WORK TO COMPLETE: Leave out the pictures and repeat the rest of the material exactly.

DATA EXCERPT:
= = = =

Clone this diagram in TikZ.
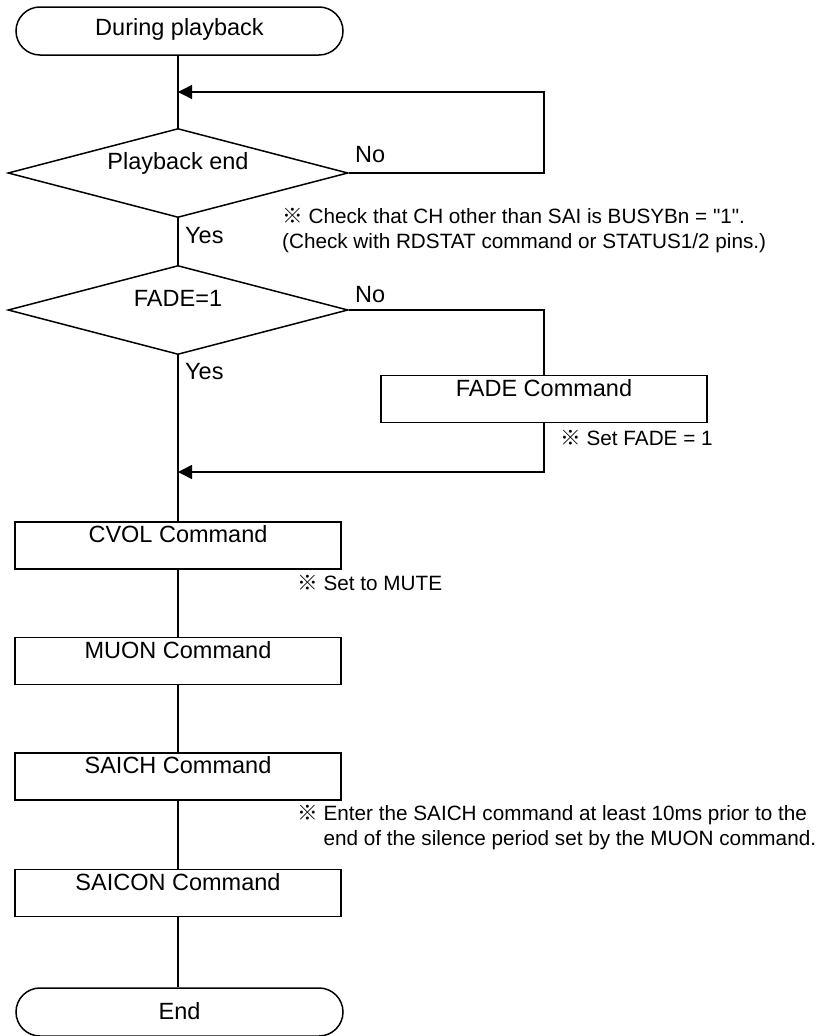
\documentclass[tikz,border=0pt]{standalone}
\usepackage{fontspec}
\setmainfont{Liberation Sans}[Ligatures=TeXOff]
\newfontfamily\cjk{Noto Sans CJK JP}
\usetikzlibrary{arrows.meta,shapes.geometric,positioning}
\tikzset{
    flow/.style={line width=1.5pt},
    arr/.style={flow,-{Triangle[length=14pt,width=14pt]}},
    term/.style={draw,flow,rounded corners=24pt,minimum width=327pt,minimum height=48pt,inner sep=0pt,text height=17pt,text depth=9pt,font=\fontsize{23.5}{28}\selectfont},
    decide/.style={draw,flow,diamond,aspect=3.82,minimum width=340pt,minimum height=89pt,inner sep=0pt,text height=17pt,text depth=25pt,font=\fontsize{23.5}{28}\selectfont},
    proc/.style={draw,flow,rectangle,minimum width=326pt,minimum height=47pt,inner sep=0pt,text height=17pt,text depth=23pt,font=\fontsize{23.5}{28}\selectfont},
    lbl/.style={anchor=base west,inner sep=0pt,font=\fontsize{23.5}{28}\selectfont},
    note/.style={anchor=base west,inner sep=0pt,align=left,font=\fontsize{20.7}{25}\selectfont}
}

\begin{document}
\begin{tikzpicture}[x=1pt,y=-1pt]
    \useasboundingbox (0,0) rectangle (833,1036);

    \node[term] (start) at (179.5,31) {During playback};
    \node[decide] (pbend) at (178,173) {Playback end};
    \node[decide] (fade) at (178,310) {FADE=1};
    \node[proc] (fadecmd) at (544,399) {FADE Command};
    \node[proc] (cvol) at (178,545.5) {CVOL Command};
    \node[proc] (muon) at (178,661) {MUON Command};
    \node[proc] (saich) at (178,776.5) {SAICH Command};
    \node[proc] (saicon) at (178,893) {SAICON Command};
    \node[term,text depth=3pt] (stop) at (179.5,1012) {End};

    \coordinate (loopin) at (178,92);
    \coordinate (joinin) at (178,472);

    \draw[flow] (start.south -| pbend.north) -- (pbend.north);
    \draw[arr] (pbend.east) -| (fadecmd.north |- loopin) -- (loopin);
    \draw[flow] (pbend.south) -- (fade.north);
    \draw[flow] (fade.east) -| (fadecmd.north);
    \draw[flow] (fade.south) -- (cvol.north);
    \draw[arr] (fadecmd.south) |- (joinin);
    \draw[flow] (cvol) -- (muon);
    \draw[flow] (muon) -- (saich);
    \draw[flow] (saich) -- (saicon);
    \draw[flow] (saicon.south) -- (stop.north -| saicon.south);

    \node[lbl] (no1) at (355,162) {No};
    \node[lbl] (yes1) at (185,243) {Yes};
    \node[lbl] (no2) at (355,302) {No};
    \node[lbl] (yes2) at (185,379) {Yes};

    \node[note] (chknote) at (282,248) {{\cjk ※} Check that CH other than SAI is BUSYBn = "1".\\(Check with RDSTAT command or STATUS1/2 pins.)};
    \node[note] (fadenote) at (560,445) {{\cjk ※} Set FADE = 1};
    \node[note] (mutenote) at (297,590) {{\cjk ※} Set to MUTE};
    \node[note] (saichnote) at (297,845) {{\cjk ※} Enter the SAICH command at least 10ms prior to the\\\phantom{{\cjk ※} }end of the silence period set by the MUON command.};
\end{tikzpicture}
\end{document}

= = = =

TASK RESULT:
Clone this diagram in TikZ.
\documentclass[tikz,border=0pt]{standalone}
\usepackage{fontspec}
\setmainfont{Liberation Sans}[Ligatures=TeXOff]
\newfontfamily\cjk{Noto Sans CJK JP}
\usetikzlibrary{arrows.meta,shapes.geometric,positioning}
\tikzset{
    flow/.style={line width=1.5pt},
    arr/.style={flow,-{Triangle[length=14pt,width=14pt]}},
    term/.style={draw,flow,rounded corners=24pt,minimum width=327pt,minimum height=48pt,inner sep=0pt,text height=17pt,text depth=9pt,font=\fontsize{23.5}{28}\selectfont},
    decide/.style={draw,flow,diamond,aspect=3.82,minimum width=340pt,minimum height=89pt,inner sep=0pt,text height=17pt,text depth=25pt,font=\fontsize{23.5}{28}\selectfont},
    proc/.style={draw,flow,rectangle,minimum width=326pt,minimum height=47pt,inner sep=0pt,text height=17pt,text depth=23pt,font=\fontsize{23.5}{28}\selectfont},
    lbl/.style={anchor=base west,inner sep=0pt,font=\fontsize{23.5}{28}\selectfont},
    note/.style={anchor=base west,inner sep=0pt,align=left,font=\fontsize{20.7}{25}\selectfont}
}

\begin{document}
\begin{tikzpicture}[x=1pt,y=-1pt]
    \useasboundingbox (0,0) rectangle (833,1036);

    \node[term] (start) at (179.5,31) {During playback};
    \node[decide] (pbend) at (178,173) {Playback end};
    \node[decide] (fade) at (178,310) {FADE=1};
    \node[proc] (fadecmd) at (544,399) {FADE Command};
    \node[proc] (cvol) at (178,545.5) {CVOL Command};
    \node[proc] (muon) at (178,661) {MUON Command};
    \node[proc] (saich) at (178,776.5) {SAICH Command};
    \node[proc] (saicon) at (178,893) {SAICON Command};
    \node[term,text depth=3pt] (stop) at (179.5,1012) {End};

    \coordinate (loopin) at (178,92);
    \coordinate (joinin) at (178,472);

    \draw[flow] (start.south -| pbend.north) -- (pbend.north);
    \draw[arr] (pbend.east) -| (fadecmd.north |- loopin) -- (loopin);
    \draw[flow] (pbend.south) -- (fade.north);
    \draw[flow] (fade.east) -| (fadecmd.north);
    \draw[flow] (fade.south) -- (cvol.north);
    \draw[arr] (fadecmd.south) |- (joinin);
    \draw[flow] (cvol) -- (muon);
    \draw[flow] (muon) -- (saich);
    \draw[flow] (saich) -- (saicon);
    \draw[flow] (saicon.south) -- (stop.north -| saicon.south);

    \node[lbl] (no1) at (355,162) {No};
    \node[lbl] (yes1) at (185,243) {Yes};
    \node[lbl] (no2) at (355,302) {No};
    \node[lbl] (yes2) at (185,379) {Yes};

    \node[note] (chknote) at (282,248) {{\cjk ※} Check that CH other than SAI is BUSYBn = "1".\\(Check with RDSTAT command or STATUS1/2 pins.)};
    \node[note] (fadenote) at (560,445) {{\cjk ※} Set FADE = 1};
    \node[note] (mutenote) at (297,590) {{\cjk ※} Set to MUTE};
    \node[note] (saichnote) at (297,845) {{\cjk ※} Enter the SAICH command at least 10ms prior to the\\\phantom{{\cjk ※} }end of the silence period set by the MUON command.};
\end{tikzpicture}
\end{document}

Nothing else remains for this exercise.